+++ Entries provided
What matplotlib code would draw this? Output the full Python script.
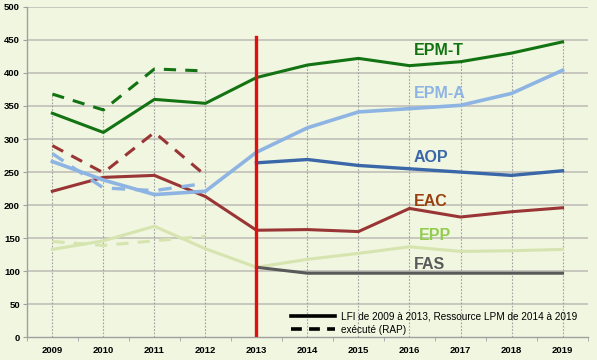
import matplotlib
matplotlib.use("Agg")
import matplotlib.pyplot as plt
from matplotlib.lines import Line2D
import numpy as np

plt.rcParams['font.family'] = ['Liberation Sans', 'DejaVu Sans']

years = ['2009', '2010', '2011', '2012', '2013', '2014', '2015', '2016', '2017', '2018', '2019']

# Solid series (LFI 2009-2013, Ressource LPM 2014-2019)
epm_t = [339, 310, 360, 354, 393, 412, 422, 411, 417, 430, 447]
epm_a = [266, 238, 216, 221, 280, 317, 341, 346, 351, 369, 404]
eac = [221, 242, 245, 213, 162, 163, 160, 195, 182, 190, 196]
epp = [133, 146, 168, 134, 106, 118, 127, 137, 130, 131, 133]
aop = [None, None, None, None, 264, 269, 260, 255, 250, 245, 252]
fas = [None, None, None, None, 106, 97, 97, 97, 97, 97, 97]

# Dashed series (exécuté RAP) 2009-2012
epm_t_rap = [368, 344, 406, 403]
epm_a_rap = [278, 226, 222, 233]
eac_rap = [290, 249, 310, 245]
epp_rap = [145, 139, 146, 153]

red_line_year = '2013'
red_line_top = 454

labels = ['EPM-T', 'EPM-A', 'AOP', 'EAC', 'EPP', 'FAS']

c_epmt = '#137313'
c_epma = '#8EB4E3'
c_aop = '#3A67A8'
c_eac = '#9A3535'
c_epp = '#D6E4B0'
c_fas = '#595959'
bg = '#F0F6E0'

fig = plt.figure(figsize=(5.97, 3.60), dpi=100)
fig.patch.set_facecolor(bg)
ax = fig.add_axes([0.045, 0.063, 0.94, 0.918])
ax.set_facecolor(bg)

x = np.arange(len(years))

def arr(v):
    return np.array([np.nan if a is None else a for a in v], dtype=float)

# horizontal gridlines
for g in range(50, 501, 50):
    ax.axhline(g, color='#C4C4BC', lw=1.3, zorder=1)

# drop lines
for i in range(len(years)):
    if i == 4:
        continue
    vals = [epm_t[i]]
    if i < 4:
        vals.append(epm_t_rap[i])
    top = max(vals)
    ax.plot([i, i], [0, top], color='#A0A0A0', lw=0.8, ls=(0, (1.5, 1.5)), zorder=2)

xr = np.arange(4)
ax.plot(xr, epp_rap, color=c_epp, lw=2.2, ls=(0, (4, 3)), zorder=3)
ax.plot(x, epp, color=c_epp, lw=2.2, zorder=3)
ax.plot(x, arr(fas), color=c_fas, lw=2.2, zorder=3)
ax.plot(xr, eac_rap, color=c_eac, lw=2.2, ls=(0, (4, 3)), zorder=3)
ax.plot(x, eac, color=c_eac, lw=2.2, zorder=3)
ax.plot(xr, epm_a_rap, color=c_epma, lw=2.4, ls=(0, (4, 3)), zorder=3)
ax.plot(x, epm_a, color=c_epma, lw=2.6, zorder=3)
ax.plot(x, arr(aop), color=c_aop, lw=2.4, zorder=3)
ax.plot(xr, epm_t_rap, color=c_epmt, lw=2.2, ls=(0, (4, 3)), zorder=3)
ax.plot(x, epm_t, color=c_epmt, lw=2.2, zorder=3)

ri = years.index(red_line_year)
ax.plot([ri, ri], [0, red_line_top], color='#E01010', lw=2.4, zorder=4)

# series labels
lab_pos = [(7.57, 434, c_epmt), (7.6, 369, c_epma), (7.42, 272, c_aop),
           (7.41, 206, '#9A4010'), (7.5, 154, '#92CC50'), (7.39, 110, '#595959')]
for lab, (lx, ly, lc) in zip(labels, lab_pos):
    ax.text(lx, ly, lab, color=lc, fontsize=11.5, fontweight='bold', ha='center', va='center', zorder=5)

ax.set_xlim(-0.5, len(years) - 0.5)
ax.set_ylim(0, 500)
ax.set_yticks(range(0, 501, 50))
ax.set_xticks(x)
ax.set_xticklabels(years)
ax.set_xticks(np.arange(-0.5, len(years), 1), minor=True)
ax.tick_params(axis='x', which='major', length=0, labelsize=6.8, pad=6)
ax.tick_params(axis='x', which='minor', length=3, color='#A0A0A0')
ax.tick_params(axis='y', length=3, color='#A0A0A0', labelsize=6.8, pad=2)
for lbl in ax.get_xticklabels() + ax.get_yticklabels():
    lbl.set_fontweight('bold')
for s in ['top', 'right']:
    ax.spines[s].set_visible(False)
for s in ['left', 'bottom']:
    ax.spines[s].set_color('#A0A0A0')
    ax.spines[s].set_linewidth(1.0)

handles = [Line2D([0], [0], color='black', lw=2.6),
           Line2D([0], [0], color='black', lw=2.6, ls=(0, (3, 2)))]
ax.legend(handles, ['LFI de 2009 à 2013, Ressource LPM de 2014 à 2019', 'exécuté (RAP)'],
          loc='lower left', bbox_to_anchor=(0.462, -0.008), frameon=False, fontsize=7.2,
          handlelength=4.4, labelspacing=0.3, handletextpad=0.6, borderaxespad=0.1)

fig.savefig('out.png', dpi=100, facecolor=bg)
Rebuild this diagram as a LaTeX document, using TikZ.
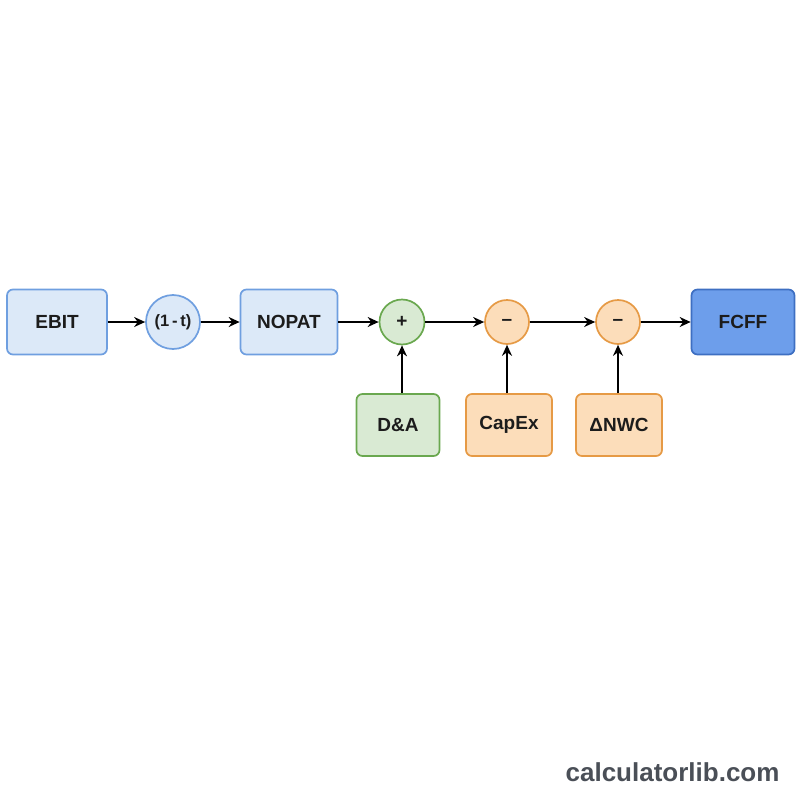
\documentclass[tikz,border=0pt]{standalone}
\usepackage{fontspec}
\setmainfont{Liberation Sans}
\usetikzlibrary{arrows.meta}
\definecolor{boxblue}{HTML}{DCE9F8}
\definecolor{lineblue}{HTML}{6F9FE0}
\definecolor{darkblue}{HTML}{6D9EEB}
\definecolor{deepblue}{HTML}{3E6FC2}
\definecolor{boxgreen}{HTML}{D9EAD3}
\definecolor{linegreen}{HTML}{6AA84F}
\definecolor{boxorange}{HTML}{FCDDBA}
\definecolor{lineorange}{HTML}{E69A45}
\definecolor{markgray}{HTML}{4A4F57}
\definecolor{inkgray}{HTML}{1C1C1C}
\tikzset{
  block/.style={draw, line width=1.7pt, rounded corners=6pt, minimum height=65pt, text=inkgray, font=\fontsize{19}{22}\selectfont\bfseries},
  op/.style={draw, line width=1.7pt, circle, text=inkgray, font=\fontsize{19}{22}\selectfont\bfseries, inner sep=0pt},
  flow/.style={-{Stealth[length=11pt,width=10pt]}, line width=1.6pt}
}
\begin{document}
\begin{tikzpicture}[x=1pt, y=-1pt]
      \useasboundingbox (0,0) rectangle (800,800);
      \node[block, fill=boxblue, draw=lineblue, minimum width=100pt] (ebit) at (57,322) {EBIT};
      \node[op, fill=boxblue, draw=lineblue, minimum size=54pt, font=\fontsize{16.5}{20}\selectfont\bfseries] (tax) at (173,322) {(1\,-\,t)};
      \node[block, fill=boxblue, draw=lineblue, minimum width=97pt] (nopat) at (289,322) {NOPAT};
      \node[op, fill=boxgreen, draw=linegreen, minimum size=45pt] (plus) at (402,322) {+};
      \node[op, fill=boxorange, draw=lineorange, minimum size=44pt] (minusa) at (507,322) {--};
      \node[op, fill=boxorange, draw=lineorange, minimum size=44pt] (minusb) at (618,322) {--};
      \node[block, fill=darkblue, draw=deepblue, minimum width=103pt] (fcff) at (743,322) {FCFF};
      \node[block, fill=boxgreen, draw=linegreen, minimum width=83pt, minimum height=62pt] (da) at (398,425) {D\&A};
      \node[block, fill=boxorange, draw=lineorange, minimum width=86pt, minimum height=62pt] (capex) at (509,425) {CapEx};
      \node[block, fill=boxorange, draw=lineorange, minimum width=86pt, minimum height=62pt] (nwc) at (619,425) {ΔNWC};
      \draw[flow] (ebit) -- (tax);
      \draw[flow] (tax) -- (nopat);
      \draw[flow] (nopat) -- (plus);
      \draw[flow] (plus) -- (minusa);
      \draw[flow] (minusa) -- (minusb);
      \draw[flow] (minusb) -- (fcff);
      \draw[flow] (da.north -| plus) -- (plus);
      \draw[flow] (capex.north -| minusa) -- (minusa);
      \draw[flow] (nwc.north -| minusb) -- (minusb);
      \node[anchor=east, text=markgray, font=\fontsize{26}{30}\selectfont\bfseries] (site) at (783,772) {calculatorlib.com};
    \end{tikzpicture}
\end{document}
++++++
-- What is being asked --
Identify the lines in the entries that hold "this" and return each one.

-- Written reply --
What matplotlib code would draw this? Output the full Python script.
Rebuild this diagram as a LaTeX document, using TikZ.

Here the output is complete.